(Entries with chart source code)
++++

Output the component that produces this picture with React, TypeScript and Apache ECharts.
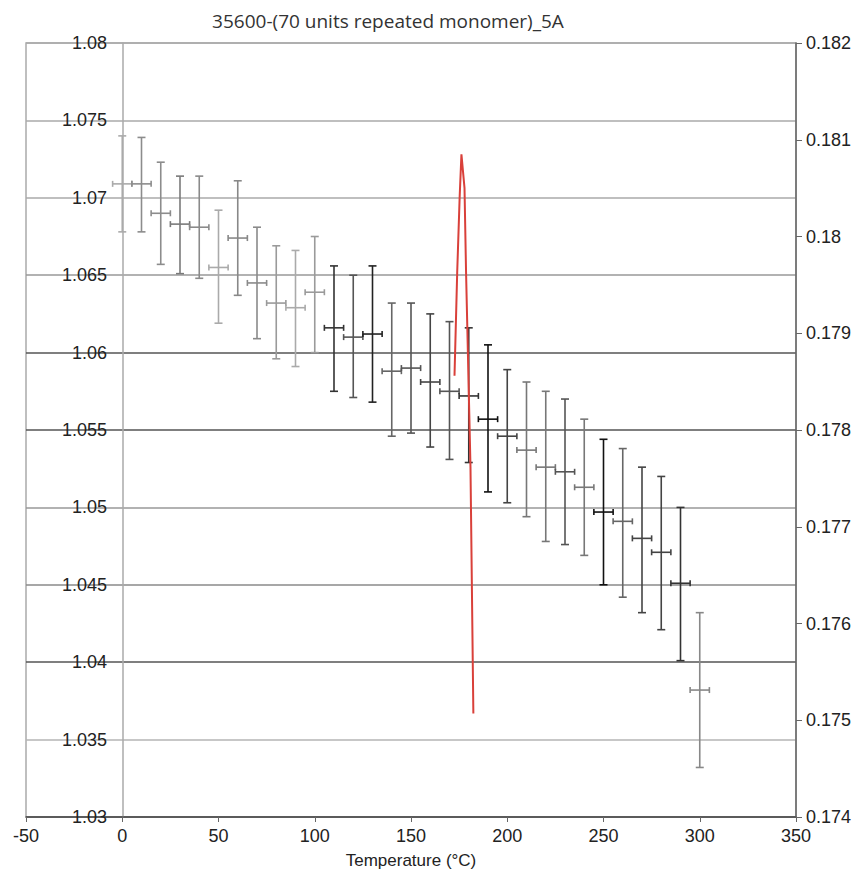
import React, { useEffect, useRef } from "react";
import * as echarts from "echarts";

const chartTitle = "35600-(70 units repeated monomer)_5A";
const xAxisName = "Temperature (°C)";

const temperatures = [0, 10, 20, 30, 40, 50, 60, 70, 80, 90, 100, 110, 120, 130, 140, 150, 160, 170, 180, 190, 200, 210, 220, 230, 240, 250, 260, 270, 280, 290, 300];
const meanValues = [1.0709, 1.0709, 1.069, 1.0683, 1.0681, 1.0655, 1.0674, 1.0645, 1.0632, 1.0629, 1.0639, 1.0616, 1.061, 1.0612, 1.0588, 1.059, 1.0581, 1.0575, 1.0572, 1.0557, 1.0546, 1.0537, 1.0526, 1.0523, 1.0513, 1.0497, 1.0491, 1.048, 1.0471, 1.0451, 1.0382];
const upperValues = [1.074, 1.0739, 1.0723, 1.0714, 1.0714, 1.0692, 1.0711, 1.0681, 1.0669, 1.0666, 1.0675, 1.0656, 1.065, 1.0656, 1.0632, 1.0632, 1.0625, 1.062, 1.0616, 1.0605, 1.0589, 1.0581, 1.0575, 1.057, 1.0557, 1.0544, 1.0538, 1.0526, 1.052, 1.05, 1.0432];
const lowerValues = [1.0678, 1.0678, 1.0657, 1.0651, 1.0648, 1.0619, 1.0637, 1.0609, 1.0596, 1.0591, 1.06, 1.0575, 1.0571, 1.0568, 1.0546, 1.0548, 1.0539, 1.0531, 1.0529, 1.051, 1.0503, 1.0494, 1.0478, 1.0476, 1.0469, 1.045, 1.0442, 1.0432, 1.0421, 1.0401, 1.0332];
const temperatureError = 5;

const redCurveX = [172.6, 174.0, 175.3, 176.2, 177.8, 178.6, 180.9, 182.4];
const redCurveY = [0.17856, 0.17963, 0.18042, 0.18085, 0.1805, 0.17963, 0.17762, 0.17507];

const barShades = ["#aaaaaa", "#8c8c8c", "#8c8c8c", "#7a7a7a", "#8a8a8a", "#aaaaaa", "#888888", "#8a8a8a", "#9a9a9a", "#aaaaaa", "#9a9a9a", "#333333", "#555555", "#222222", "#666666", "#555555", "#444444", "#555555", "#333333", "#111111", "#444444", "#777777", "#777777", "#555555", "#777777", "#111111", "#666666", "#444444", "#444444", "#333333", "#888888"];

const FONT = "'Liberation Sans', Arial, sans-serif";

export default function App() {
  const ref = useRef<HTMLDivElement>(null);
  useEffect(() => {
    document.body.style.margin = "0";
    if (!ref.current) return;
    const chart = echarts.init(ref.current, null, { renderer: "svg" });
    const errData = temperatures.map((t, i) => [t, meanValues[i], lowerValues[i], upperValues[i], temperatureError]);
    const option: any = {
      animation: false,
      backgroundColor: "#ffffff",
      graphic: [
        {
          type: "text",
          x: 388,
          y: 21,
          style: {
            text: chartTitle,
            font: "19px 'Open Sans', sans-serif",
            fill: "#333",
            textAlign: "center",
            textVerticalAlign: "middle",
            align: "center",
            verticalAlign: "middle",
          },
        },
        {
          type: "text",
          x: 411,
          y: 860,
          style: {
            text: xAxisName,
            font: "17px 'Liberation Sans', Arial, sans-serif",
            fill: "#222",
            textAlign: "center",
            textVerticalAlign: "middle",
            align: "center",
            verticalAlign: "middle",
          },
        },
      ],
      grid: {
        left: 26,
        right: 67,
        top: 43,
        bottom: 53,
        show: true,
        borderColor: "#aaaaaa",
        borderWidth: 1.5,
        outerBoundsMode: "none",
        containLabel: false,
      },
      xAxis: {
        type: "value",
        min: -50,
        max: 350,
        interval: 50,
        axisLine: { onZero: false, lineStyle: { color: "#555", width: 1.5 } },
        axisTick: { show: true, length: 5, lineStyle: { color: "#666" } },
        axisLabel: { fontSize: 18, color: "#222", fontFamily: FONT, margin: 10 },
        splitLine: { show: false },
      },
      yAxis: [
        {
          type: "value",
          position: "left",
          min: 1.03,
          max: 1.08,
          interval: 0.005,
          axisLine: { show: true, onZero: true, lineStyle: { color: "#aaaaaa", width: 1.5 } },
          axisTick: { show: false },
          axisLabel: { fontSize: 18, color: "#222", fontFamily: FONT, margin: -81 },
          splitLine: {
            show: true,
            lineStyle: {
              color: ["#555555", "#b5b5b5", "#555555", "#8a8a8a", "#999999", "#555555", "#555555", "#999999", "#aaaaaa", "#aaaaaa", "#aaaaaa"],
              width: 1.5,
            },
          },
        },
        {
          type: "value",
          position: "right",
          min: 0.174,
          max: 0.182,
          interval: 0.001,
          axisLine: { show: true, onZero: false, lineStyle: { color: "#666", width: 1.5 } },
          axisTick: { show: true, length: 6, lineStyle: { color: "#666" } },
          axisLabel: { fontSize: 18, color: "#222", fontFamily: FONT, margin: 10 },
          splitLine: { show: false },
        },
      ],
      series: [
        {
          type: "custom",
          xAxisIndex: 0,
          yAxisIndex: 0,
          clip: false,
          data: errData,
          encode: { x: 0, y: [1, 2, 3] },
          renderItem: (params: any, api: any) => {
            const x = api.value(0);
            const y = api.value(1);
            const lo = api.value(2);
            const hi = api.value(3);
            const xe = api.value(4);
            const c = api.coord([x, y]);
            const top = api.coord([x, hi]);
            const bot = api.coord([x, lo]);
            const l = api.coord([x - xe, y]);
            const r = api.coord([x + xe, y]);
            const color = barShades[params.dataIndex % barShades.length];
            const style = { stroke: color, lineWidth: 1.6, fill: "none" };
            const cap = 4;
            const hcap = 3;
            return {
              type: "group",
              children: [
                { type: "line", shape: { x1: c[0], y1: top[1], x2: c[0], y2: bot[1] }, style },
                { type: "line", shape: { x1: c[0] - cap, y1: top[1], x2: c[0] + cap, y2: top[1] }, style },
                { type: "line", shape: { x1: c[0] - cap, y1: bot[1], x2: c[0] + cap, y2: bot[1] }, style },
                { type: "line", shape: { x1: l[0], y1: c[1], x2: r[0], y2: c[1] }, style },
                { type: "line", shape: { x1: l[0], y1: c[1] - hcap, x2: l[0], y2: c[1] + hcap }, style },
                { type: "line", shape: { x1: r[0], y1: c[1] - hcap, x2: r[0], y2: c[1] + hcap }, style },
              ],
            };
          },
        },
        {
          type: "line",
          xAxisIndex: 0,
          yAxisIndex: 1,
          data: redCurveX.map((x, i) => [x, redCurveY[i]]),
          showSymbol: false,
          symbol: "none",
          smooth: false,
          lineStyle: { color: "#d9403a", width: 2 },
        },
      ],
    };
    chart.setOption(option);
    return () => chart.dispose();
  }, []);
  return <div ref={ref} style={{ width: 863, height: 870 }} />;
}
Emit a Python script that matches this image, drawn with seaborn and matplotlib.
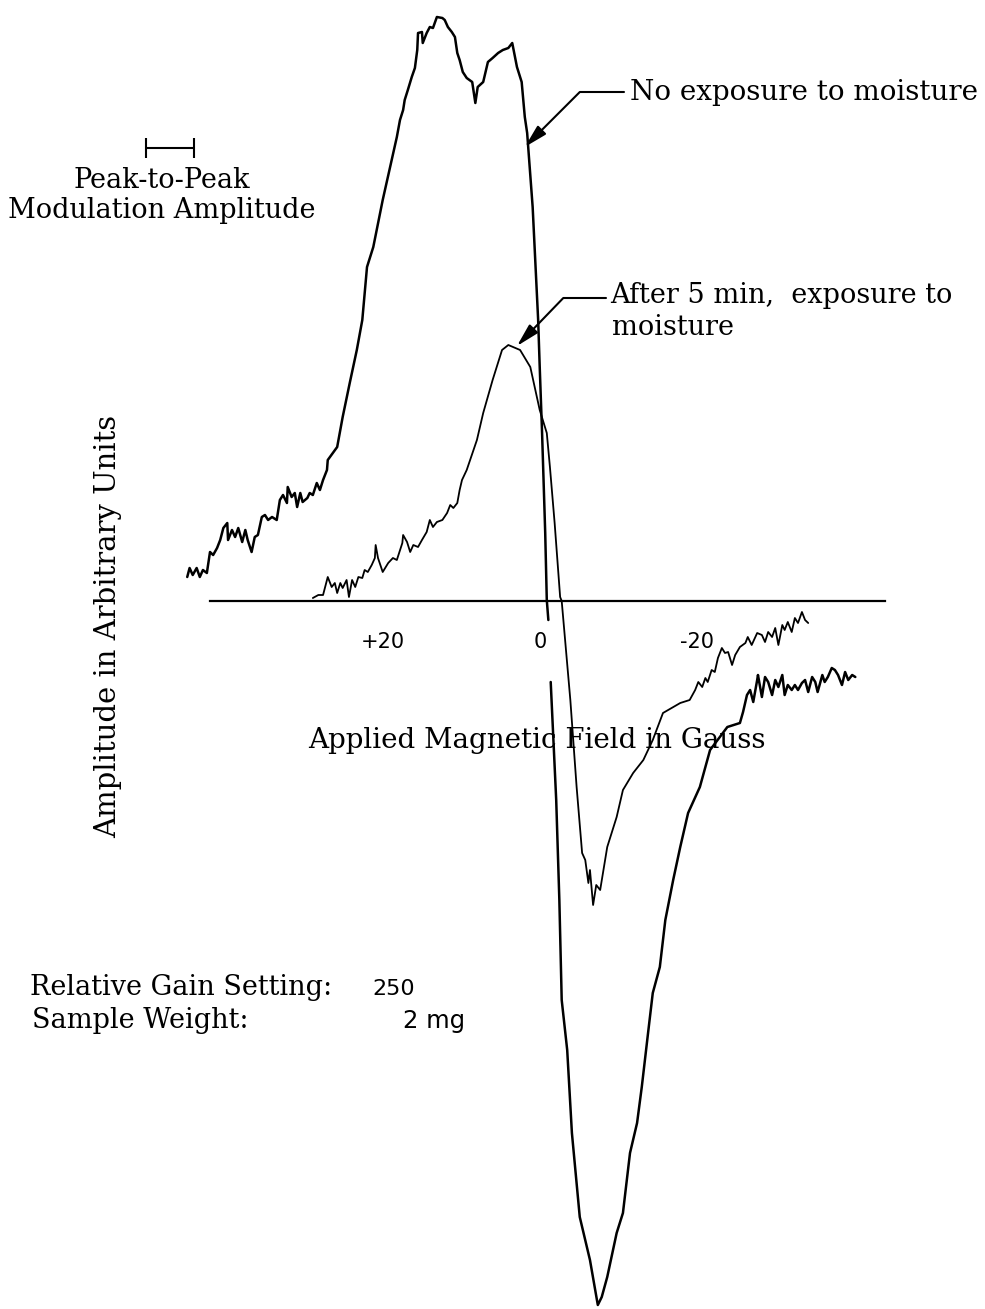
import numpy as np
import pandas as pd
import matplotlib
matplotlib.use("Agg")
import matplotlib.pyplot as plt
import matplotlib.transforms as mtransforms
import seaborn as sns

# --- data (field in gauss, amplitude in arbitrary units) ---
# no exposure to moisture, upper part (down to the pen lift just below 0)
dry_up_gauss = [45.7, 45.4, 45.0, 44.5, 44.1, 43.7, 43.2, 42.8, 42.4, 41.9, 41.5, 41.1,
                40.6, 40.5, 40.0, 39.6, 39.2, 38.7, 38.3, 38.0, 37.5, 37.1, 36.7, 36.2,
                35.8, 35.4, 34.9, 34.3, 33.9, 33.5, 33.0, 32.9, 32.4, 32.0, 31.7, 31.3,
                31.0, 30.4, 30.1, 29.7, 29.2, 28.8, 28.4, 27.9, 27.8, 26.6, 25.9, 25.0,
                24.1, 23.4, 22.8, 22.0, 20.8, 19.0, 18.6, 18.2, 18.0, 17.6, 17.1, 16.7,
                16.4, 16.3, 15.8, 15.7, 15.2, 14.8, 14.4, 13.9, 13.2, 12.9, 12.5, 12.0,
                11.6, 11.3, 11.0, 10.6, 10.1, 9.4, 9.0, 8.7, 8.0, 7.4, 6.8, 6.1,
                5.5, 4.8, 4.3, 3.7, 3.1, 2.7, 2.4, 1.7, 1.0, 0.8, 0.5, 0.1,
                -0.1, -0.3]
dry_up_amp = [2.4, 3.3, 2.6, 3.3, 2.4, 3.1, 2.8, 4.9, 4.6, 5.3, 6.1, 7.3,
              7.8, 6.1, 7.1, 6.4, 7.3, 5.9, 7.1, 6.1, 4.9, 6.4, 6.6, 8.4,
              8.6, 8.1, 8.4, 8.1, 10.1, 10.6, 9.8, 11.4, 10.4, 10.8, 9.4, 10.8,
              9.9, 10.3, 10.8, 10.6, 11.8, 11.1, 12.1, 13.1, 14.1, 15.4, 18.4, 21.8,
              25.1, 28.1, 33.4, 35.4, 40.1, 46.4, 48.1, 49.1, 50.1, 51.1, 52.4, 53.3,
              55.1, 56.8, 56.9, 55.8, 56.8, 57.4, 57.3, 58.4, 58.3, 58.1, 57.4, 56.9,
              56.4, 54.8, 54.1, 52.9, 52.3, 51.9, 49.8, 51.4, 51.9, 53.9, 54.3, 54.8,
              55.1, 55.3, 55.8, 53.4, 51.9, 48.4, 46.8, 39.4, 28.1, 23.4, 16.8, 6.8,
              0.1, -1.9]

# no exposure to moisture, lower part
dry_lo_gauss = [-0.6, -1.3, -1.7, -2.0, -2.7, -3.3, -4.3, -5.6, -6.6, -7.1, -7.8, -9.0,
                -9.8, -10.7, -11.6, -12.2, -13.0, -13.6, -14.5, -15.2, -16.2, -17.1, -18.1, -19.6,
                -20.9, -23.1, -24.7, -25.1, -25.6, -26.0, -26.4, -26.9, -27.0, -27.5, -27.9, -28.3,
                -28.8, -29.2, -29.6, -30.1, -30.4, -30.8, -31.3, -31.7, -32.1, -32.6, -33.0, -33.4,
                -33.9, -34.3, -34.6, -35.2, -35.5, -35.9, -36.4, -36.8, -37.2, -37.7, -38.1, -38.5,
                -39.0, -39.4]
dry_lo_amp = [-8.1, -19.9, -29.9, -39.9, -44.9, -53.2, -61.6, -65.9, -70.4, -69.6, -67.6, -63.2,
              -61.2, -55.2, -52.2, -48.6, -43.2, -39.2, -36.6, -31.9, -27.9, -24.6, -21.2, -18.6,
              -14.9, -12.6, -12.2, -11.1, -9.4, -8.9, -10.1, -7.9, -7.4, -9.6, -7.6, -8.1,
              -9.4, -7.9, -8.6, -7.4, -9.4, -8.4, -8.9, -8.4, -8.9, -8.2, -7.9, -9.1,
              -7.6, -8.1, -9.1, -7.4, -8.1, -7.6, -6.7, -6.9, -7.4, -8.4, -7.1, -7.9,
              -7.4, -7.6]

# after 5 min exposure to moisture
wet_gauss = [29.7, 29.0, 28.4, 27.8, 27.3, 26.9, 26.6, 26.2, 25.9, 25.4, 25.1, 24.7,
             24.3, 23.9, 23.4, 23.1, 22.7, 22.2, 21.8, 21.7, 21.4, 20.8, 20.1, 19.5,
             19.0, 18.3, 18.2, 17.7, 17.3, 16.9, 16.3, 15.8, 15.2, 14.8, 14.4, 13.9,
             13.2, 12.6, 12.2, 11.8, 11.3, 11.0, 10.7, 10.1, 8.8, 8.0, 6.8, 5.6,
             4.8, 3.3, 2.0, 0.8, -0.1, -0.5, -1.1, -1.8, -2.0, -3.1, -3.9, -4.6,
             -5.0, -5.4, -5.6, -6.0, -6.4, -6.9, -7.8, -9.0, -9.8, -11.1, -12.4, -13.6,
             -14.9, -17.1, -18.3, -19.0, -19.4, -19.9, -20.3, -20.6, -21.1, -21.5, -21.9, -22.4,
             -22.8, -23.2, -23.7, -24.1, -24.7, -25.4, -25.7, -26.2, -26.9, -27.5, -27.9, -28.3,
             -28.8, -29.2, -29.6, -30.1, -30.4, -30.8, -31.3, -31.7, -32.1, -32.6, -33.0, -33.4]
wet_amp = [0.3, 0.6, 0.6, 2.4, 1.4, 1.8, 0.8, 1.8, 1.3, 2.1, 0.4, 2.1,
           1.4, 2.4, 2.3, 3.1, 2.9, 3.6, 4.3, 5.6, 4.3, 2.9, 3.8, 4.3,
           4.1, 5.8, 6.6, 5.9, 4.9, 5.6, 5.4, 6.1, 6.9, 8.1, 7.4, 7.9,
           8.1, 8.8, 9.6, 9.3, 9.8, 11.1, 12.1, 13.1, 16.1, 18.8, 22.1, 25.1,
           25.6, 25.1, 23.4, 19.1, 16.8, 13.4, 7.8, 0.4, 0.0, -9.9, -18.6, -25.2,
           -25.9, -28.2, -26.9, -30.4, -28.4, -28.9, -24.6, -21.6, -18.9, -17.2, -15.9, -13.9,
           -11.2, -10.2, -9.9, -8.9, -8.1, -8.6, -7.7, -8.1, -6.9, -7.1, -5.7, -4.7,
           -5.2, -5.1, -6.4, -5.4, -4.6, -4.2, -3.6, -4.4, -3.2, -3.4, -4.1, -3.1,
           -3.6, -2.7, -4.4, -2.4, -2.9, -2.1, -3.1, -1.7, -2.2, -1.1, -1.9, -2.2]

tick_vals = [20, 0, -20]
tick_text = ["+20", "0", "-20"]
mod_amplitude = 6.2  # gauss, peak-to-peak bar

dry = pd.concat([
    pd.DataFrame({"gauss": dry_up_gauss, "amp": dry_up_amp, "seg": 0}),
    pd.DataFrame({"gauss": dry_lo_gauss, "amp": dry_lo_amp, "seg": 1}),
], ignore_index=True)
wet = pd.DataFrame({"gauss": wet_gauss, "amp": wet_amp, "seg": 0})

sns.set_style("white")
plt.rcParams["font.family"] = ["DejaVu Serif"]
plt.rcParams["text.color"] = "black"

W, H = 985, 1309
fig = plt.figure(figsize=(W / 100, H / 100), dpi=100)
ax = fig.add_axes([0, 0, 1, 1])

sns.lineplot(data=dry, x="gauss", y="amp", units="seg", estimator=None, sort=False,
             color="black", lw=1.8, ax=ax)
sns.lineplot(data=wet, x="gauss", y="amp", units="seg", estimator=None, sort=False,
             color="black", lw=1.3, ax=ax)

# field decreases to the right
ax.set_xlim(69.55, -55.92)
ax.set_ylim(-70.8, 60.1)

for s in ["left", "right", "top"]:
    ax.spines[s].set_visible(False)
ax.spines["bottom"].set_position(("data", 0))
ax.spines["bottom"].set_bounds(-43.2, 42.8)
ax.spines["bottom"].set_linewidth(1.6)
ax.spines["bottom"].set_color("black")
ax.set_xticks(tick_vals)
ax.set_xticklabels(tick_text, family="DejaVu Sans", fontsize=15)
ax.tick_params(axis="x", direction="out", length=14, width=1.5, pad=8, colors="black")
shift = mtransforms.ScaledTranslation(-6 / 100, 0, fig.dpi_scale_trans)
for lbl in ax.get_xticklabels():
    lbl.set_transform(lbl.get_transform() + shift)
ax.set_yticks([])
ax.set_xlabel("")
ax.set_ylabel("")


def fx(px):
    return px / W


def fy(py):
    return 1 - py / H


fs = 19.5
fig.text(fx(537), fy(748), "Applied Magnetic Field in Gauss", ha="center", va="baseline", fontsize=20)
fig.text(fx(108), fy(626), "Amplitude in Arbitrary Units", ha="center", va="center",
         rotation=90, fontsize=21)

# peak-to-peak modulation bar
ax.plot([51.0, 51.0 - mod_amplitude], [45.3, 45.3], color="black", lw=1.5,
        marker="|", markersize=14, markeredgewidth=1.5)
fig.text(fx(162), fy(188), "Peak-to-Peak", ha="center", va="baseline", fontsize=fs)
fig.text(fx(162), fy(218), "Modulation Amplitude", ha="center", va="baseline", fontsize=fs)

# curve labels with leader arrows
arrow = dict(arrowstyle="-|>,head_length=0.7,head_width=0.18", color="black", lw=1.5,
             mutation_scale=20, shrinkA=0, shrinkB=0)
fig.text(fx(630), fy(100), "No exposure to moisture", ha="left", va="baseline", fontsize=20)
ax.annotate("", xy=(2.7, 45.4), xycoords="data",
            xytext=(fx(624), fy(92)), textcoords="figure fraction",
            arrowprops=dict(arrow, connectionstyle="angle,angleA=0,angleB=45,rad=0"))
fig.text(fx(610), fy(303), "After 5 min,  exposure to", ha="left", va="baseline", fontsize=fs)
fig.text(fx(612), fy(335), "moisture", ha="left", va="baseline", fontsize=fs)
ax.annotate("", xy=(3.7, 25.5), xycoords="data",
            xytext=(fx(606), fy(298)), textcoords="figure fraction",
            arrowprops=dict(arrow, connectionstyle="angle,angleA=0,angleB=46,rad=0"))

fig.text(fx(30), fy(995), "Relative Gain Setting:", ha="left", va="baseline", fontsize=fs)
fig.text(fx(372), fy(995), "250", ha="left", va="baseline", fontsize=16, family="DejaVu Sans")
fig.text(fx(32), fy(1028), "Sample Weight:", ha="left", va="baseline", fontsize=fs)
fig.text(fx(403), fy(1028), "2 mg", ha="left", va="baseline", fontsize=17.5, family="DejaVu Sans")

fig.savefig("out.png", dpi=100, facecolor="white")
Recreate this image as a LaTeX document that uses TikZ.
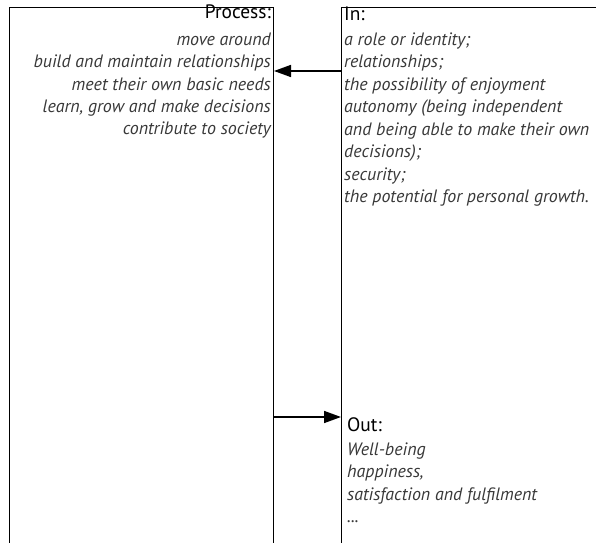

++++

## Instructions for the task
Would you restate, exactly and with no pictures, the lines of the entries above from the one containing "Emit a Python" through the one containing "import seaborn as sns"?

## Solution to the exercise
Emit a Python script that matches this image, drawn with seaborn and matplotlib.
import numpy as np
import pandas as pd
import matplotlib
matplotlib.use("Agg")
import matplotlib.pyplot as plt
import matplotlib.transforms as mtransforms
import seaborn as sns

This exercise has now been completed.